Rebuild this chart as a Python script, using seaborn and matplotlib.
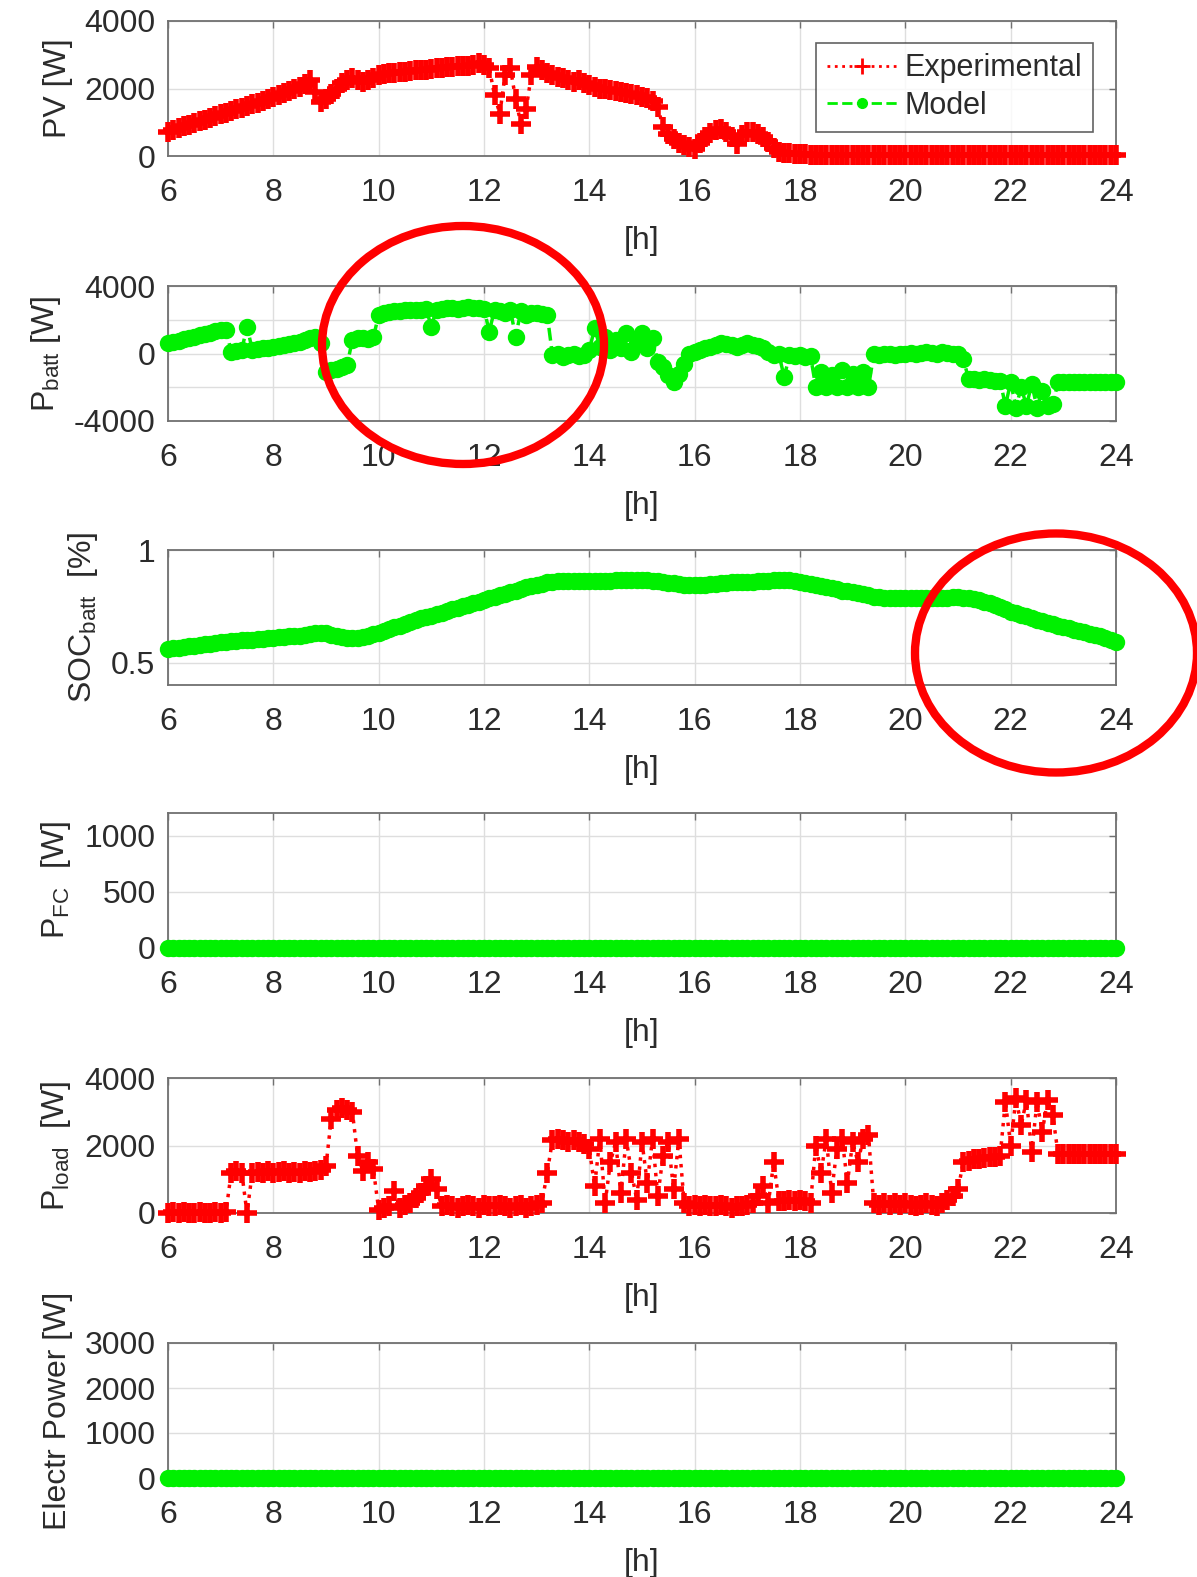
import numpy as np
import pandas as pd
import matplotlib
matplotlib.use("Agg")
import matplotlib.pyplot as plt
import seaborn as sns
from matplotlib.lines import Line2D
from matplotlib.patches import Ellipse

# ---------------- data (0.1 h resolution) ----------------
hours = np.round(np.linspace(6, 24, 181), 1)

pv_exp = (
    [700, 760, 820, 880, 930, 980, 1030, 1080, 1130, 1180] +          # 6
    [1230, 1280, 1330, 1380, 1430, 1480, 1530, 1580, 1640, 1700] +    # 7
    [1760, 1820, 1880, 1940, 1990, 2040, 2120, 2250, 1900, 1600] +    # 8
    [1700, 1850, 2000, 2150, 2250, 2300, 2250, 2200, 2260, 2320] +    # 9
    [2400, 2430, 2450, 2470, 2490, 2500, 2520, 2540, 2550, 2560] +    # 10
    [2580, 2600, 2620, 2640, 2650, 2660, 2670, 2680, 2700, 2750] +    # 11
    [2700, 2600, 1800, 1250, 2400, 2600, 1700, 950, 1400, 2400] +     # 12
    [2650, 2550, 2450, 2400, 2350, 2300, 2250, 2200, 2250, 2150] +    # 13
    [2100, 2050, 2000, 1980, 1950, 1920, 1890, 1860, 1830, 1800] +    # 14
    [1760, 1720, 1620, 1450, 850, 650, 500, 400, 320, 260] +          # 15
    [200, 380, 550, 680, 780, 800, 700, 560, 350, 620] +              # 16
    [720, 720, 650, 550, 420, 250, 130, 90, 80, 70] +                 # 17
    [60, 50, 40, 30, 30, 30, 30, 30, 30, 30] +                        # 18
    [30, 30, 30, 30, 30, 30, 30, 30, 30, 30] +                        # 19
    [30, 30, 30, 30, 30, 30, 30, 30, 30, 30] +                        # 20
    [30, 30, 30, 30, 30, 30, 30, 30, 30, 30] +                        # 21
    [30, 30, 30, 30, 30, 30, 30, 30, 30, 30] +                        # 22
    [30, 30, 30, 30, 30, 30, 30, 30, 30, 30] +                        # 23
    [30]                                                              # 24
)

p_batt_model = (
    [600, 680, 760, 840, 920, 1000, 1080, 1160, 1240, 1320] +
    [1380, 1420, 100, 150, 200, 1600, 220, 260, 300, 350] +
    [400, 450, 500, 550, 600, 700, 800, 900, 950, 600] +
    [-1100, -1000, -900, -800, -700, 800, 900, 900, 850, 950] +
    [2300, 2400, 2450, 2500, 2500, 2550, 2600, 2550, 2600, 2650] +
    [1600, 2600, 2650, 2700, 2700, 2650, 2700, 2750, 2700, 2700] +
    [2650, 1300, 2600, 2500, 2400, 2600, 1000, 2500, 2300, 2400] +
    [2400, 2350, 2300, -100, 0, -200, -100, 0, -150, -100] +
    [200, 1500, 400, 1000, 200, 800, 300, 1200, 100, 600] +
    [1200, 300, 900, -500, -800, -1300, -1700, -1200, -600, 0] +
    [100, 200, 300, 400, 500, 600, 550, 500, 400, 500] +
    [600, 500, 450, 350, 100, -100, -50, -1400, -100, -150] +
    [-100, -200, -150, -2000, -1100, -2000, -1300, -2000, -1000, -2000] +
    [-1200, -2000, -1100, -2000, -50, -100, -50, 0, -100, -50] +
    [0, 50, 0, 50, 100, 50, 0, 100, 50, 0] +
    [-50, -300, -1500, -1500, -1550, -1500, -1550, -1600, -1600, -3100] +
    [-1700, -3200, -2000, -3100, -1800, -3200, -2200, -3100, -3000, -1700] +
    [-1700, -1700, -1700, -1700, -1700, -1700, -1700, -1700, -1700, -1700] +
    [-1700]
)

soc_model = (
    [0.560, 0.563, 0.566, 0.569, 0.572, 0.575, 0.578, 0.581, 0.584, 0.587] +
    [0.590, 0.592, 0.594, 0.596, 0.598, 0.600, 0.602, 0.604, 0.606, 0.608] +
    [0.610, 0.612, 0.614, 0.616, 0.618, 0.620, 0.623, 0.626, 0.629, 0.632] +
    [0.630, 0.624, 0.618, 0.613, 0.610, 0.608, 0.610, 0.614, 0.620, 0.626] +
    [0.632, 0.640, 0.648, 0.656, 0.664, 0.672, 0.680, 0.688, 0.696, 0.704] +
    [0.708, 0.715, 0.722, 0.729, 0.736, 0.743, 0.750, 0.757, 0.764, 0.771] +
    [0.778, 0.785, 0.792, 0.799, 0.806, 0.813, 0.820, 0.827, 0.834, 0.841] +
    [0.846, 0.851, 0.856, 0.860, 0.862, 0.862, 0.862, 0.862, 0.862, 0.862] +
    [0.862, 0.862, 0.863, 0.864, 0.864, 0.865, 0.866, 0.866, 0.867, 0.867] +
    [0.867, 0.866, 0.864, 0.861, 0.858, 0.855, 0.852, 0.849, 0.846, 0.844] +
    [0.843, 0.844, 0.846, 0.848, 0.850, 0.852, 0.854, 0.856, 0.857, 0.858] +
    [0.859, 0.860, 0.861, 0.862, 0.864, 0.866, 0.866, 0.866, 0.865, 0.862] +
    [0.858, 0.854, 0.850, 0.845, 0.840, 0.835, 0.830, 0.825, 0.820, 0.816] +
    [0.812, 0.808, 0.803, 0.798, 0.793, 0.789, 0.787, 0.786, 0.785, 0.785] +
    [0.785, 0.785, 0.785, 0.785, 0.785, 0.786, 0.786, 0.787, 0.788, 0.789] +
    [0.789, 0.788, 0.785, 0.781, 0.776, 0.770, 0.764, 0.755, 0.746, 0.736] +
    [0.726, 0.719, 0.712, 0.705, 0.698, 0.691, 0.684, 0.677, 0.670, 0.664] +
    [0.658, 0.652, 0.646, 0.640, 0.634, 0.628, 0.622, 0.616, 0.608, 0.600] +
    [0.592]
)

p_fc_model = [0.0] * len(hours)          # fuel cell idle all day

p_load_exp = (
    [0, 20, 0, 30, 10, 0, 20, 10, 0, 30] +
    [10, 20, 1200, 1250, 1200, 0, 1200, 1220, 1200, 1230] +
    [1200, 1210, 1230, 1200, 1220, 1200, 1230, 1210, 1250, 1280] +
    [1400, 2800, 3050, 3100, 3050, 3000, 1700, 1250, 1500, 1300] +
    [100, 150, 200, 650, 150, 250, 300, 450, 600, 800] +
    [1000, 700, 200, 250, 200, 150, 200, 250, 200, 150] +
    [250, 200, 200, 250, 200, 150, 200, 250, 150, 200] +
    [250, 300, 1200, 2150, 2200, 2150, 2100, 2150, 2100, 2050] +
    [1900, 800, 2200, 300, 1500, 2100, 600, 2200, 1200, 400] +
    [2100, 900, 2200, 500, 1700, 2100, 700, 2200, 300, 200] +
    [250, 200, 250, 200, 200, 250, 200, 150, 200, 200] +
    [250, 300, 500, 800, 300, 1500, 350, 350, 400, 350] +
    [400, 350, 300, 2000, 1200, 2200, 600, 1900, 2200, 900] +
    [2100, 1500, 2200, 2300, 300, 250, 300, 250, 300, 250] +
    [300, 250, 200, 250, 300, 250, 200, 300, 400, 500] +
    [700, 1500, 1550, 1600, 1600, 1620, 1650, 1650, 1700, 3300] +
    [2000, 3400, 2600, 3350, 1800, 3300, 2400, 3350, 2900, 1750] +
    [1750, 1760, 1750, 1740, 1750, 1760, 1750, 1740, 1760, 1750] +
    [1760]
)

p_electr_model = [0.0] * len(hours)      # electrolyser idle all day

x_ticks = [6, 8, 10, 12, 14, 16, 18, 20, 22, 24]
legend_labels = ["Experimental", "Model"]

# ---------------- style ----------------
sns.set_theme(style="white")
plt.rcParams["font.family"] = ["Liberation Sans", "DejaVu Sans"]
plt.rcParams["mathtext.fontset"] = "custom"
plt.rcParams["mathtext.rm"] = "Liberation Sans"
plt.rcParams["mathtext.it"] = "Liberation Sans:italic"
plt.rcParams["mathtext.default"] = "regular"

RED = "#ff0000"
GREEN = "#00f000"
TXT = "#2b2b2b"
SPINE = "#707070"
GRID = "#dedede"
FS = 23

exp_style = dict(color=RED, linestyle=":", linewidth=2.5, marker="+",
                 markersize=14, markeredgewidth=4, markeredgecolor=RED)
mod_style = dict(color=GREEN, linestyle="--", linewidth=2.5, marker="o",
                 markersize=11, markeredgewidth=1.5, markeredgecolor=GREEN,
                 markerfacecolor=GREEN)

panels = [
    dict(y=pv_exp, style=exp_style, ylim=(0, 4000), yticks=[0, 2000, 4000],
         yticklabels=["0", "2000", "4000"], ylabel="PV [W]"),
    dict(y=p_batt_model, style=mod_style, ylim=(-4000, 4000),
         yticks=[-4000, -2000, 0, 2000, 4000],
         yticklabels=["-4000", "", "0", "", "4000"],
         ylabel=r"P$_{\mathrm{batt}}$ [W]"),
    dict(y=soc_model, style=mod_style, ylim=(0.4, 1.0), yticks=[0.5, 1.0],
         yticklabels=["0.5", "1"], ylabel=r"SOC$_{\mathrm{batt}}$  [%]"),
    dict(y=p_fc_model, style=mod_style, ylim=(0, 1200), yticks=[0, 500, 1000],
         yticklabels=["0", "500", "1000"], ylabel=r"P$_{\mathrm{FC}}$  [W]"),
    dict(y=p_load_exp, style=exp_style, ylim=(0, 4000), yticks=[0, 2000, 4000],
         yticklabels=["0", "2000", "4000"], ylabel=r"P$_{\mathrm{load}}$  [W]"),
    dict(y=p_electr_model, style=mod_style, ylim=(0, 3000),
         yticks=[0, 1000, 2000, 3000],
         yticklabels=["0", "1000", "2000", "3000"], ylabel="Electr Power [W]"),
]

fig = plt.figure(figsize=(11.97, 15.77), dpi=100)
W, H = 1197, 1577
ax_left, ax_right = 168, 1116
ax_tops = [21, 286, 550, 813, 1078, 1343]
ax_h = 135

for p, top in zip(panels, ax_tops):
    ax = fig.add_axes([ax_left / W, 1 - (top + ax_h) / H,
                       (ax_right - ax_left) / W, ax_h / H])
    df = pd.DataFrame({"h": hours, "v": p["y"]})
    sns.lineplot(data=df, x="h", y="v", ax=ax, estimator=None, sort=False,
                 clip_on=False, zorder=3, **p["style"])
    ax.set_xlim(6, 24)
    ax.set_ylim(*p["ylim"])
    ax.set_xticks(x_ticks)
    ax.set_xticklabels([str(t) for t in x_ticks])
    ax.set_yticks(p["yticks"])
    ax.set_yticklabels(p["yticklabels"])
    ax.grid(True, color=GRID, linewidth=1.0)
    ax.set_axisbelow(True)
    for s in ax.spines.values():
        s.set_visible(True)
        s.set_color(SPINE)
        s.set_linewidth(1.3)
    ax.tick_params(axis="both", direction="in", length=5, width=1,
                   color=SPINE, labelsize=FS, labelcolor=TXT,
                   top=True, right=True)
    ax.tick_params(axis="x", pad=16)
    ax.tick_params(axis="y", pad=9)
    ax.set_xlabel("[h]", fontsize=FS, color=TXT, labelpad=13)
    ax.set_ylabel(p["ylabel"], fontsize=FS, color=TXT, labelpad=8)
    ax.set_facecolor("white")

    if top == ax_tops[0]:
        h_exp = Line2D([], [], color=RED, linestyle=":", linewidth=2,
                       marker="+", markersize=12, markeredgewidth=2)
        h_mod = Line2D([], [], color=GREEN, linestyle="--", linewidth=2,
                       marker="o", markersize=7)
        leg = ax.legend([h_exp, h_mod], legend_labels, loc="upper right",
                        bbox_to_anchor=(0.976, 0.84), borderaxespad=0,
                        fontsize=22, frameon=True, fancybox=False,
                        handlelength=2.3, handletextpad=0.25,
                        borderpad=0.35, labelspacing=0.25)
        leg.get_frame().set_edgecolor("#3a3a3a")
        leg.get_frame().set_linewidth(1.2)
        for t in leg.get_texts():
            t.set_color(TXT)

# red highlight ellipses drawn on the figure
for cx, cy, ew, eh in [(463, 345, 282, 238), (1056, 653, 282, 239)]:
    e = Ellipse((cx / W, 1 - cy / H), ew / W, eh / H,
                transform=fig.transFigure, fill=False,
                edgecolor=RED, linewidth=6, zorder=10)
    fig.add_artist(e)

fig.savefig("out.png", dpi=100)
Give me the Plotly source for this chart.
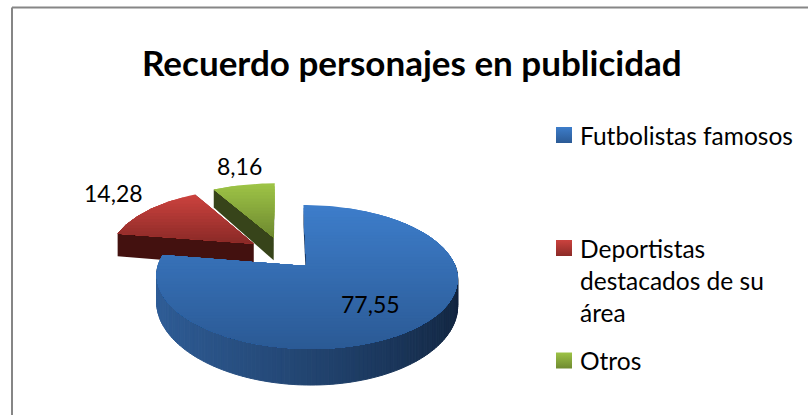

______

## TASK GOAL:
All lines from the start of the entries above through the line containing "hours = np.round(np.linspace(6, 24, 181), 1)" are to be given again exactly; the pictures are not.

## TASK ANSWER:
Rebuild this chart as a Python script, using seaborn and matplotlib.
import numpy as np
import pandas as pd
import matplotlib
matplotlib.use("Agg")
import matplotlib.pyplot as plt
import seaborn as sns
from matplotlib.lines import Line2D
from matplotlib.patches import Ellipse

# ---------------- data (0.1 h resolution) ----------------
hours = np.round(np.linspace(6, 24, 181), 1)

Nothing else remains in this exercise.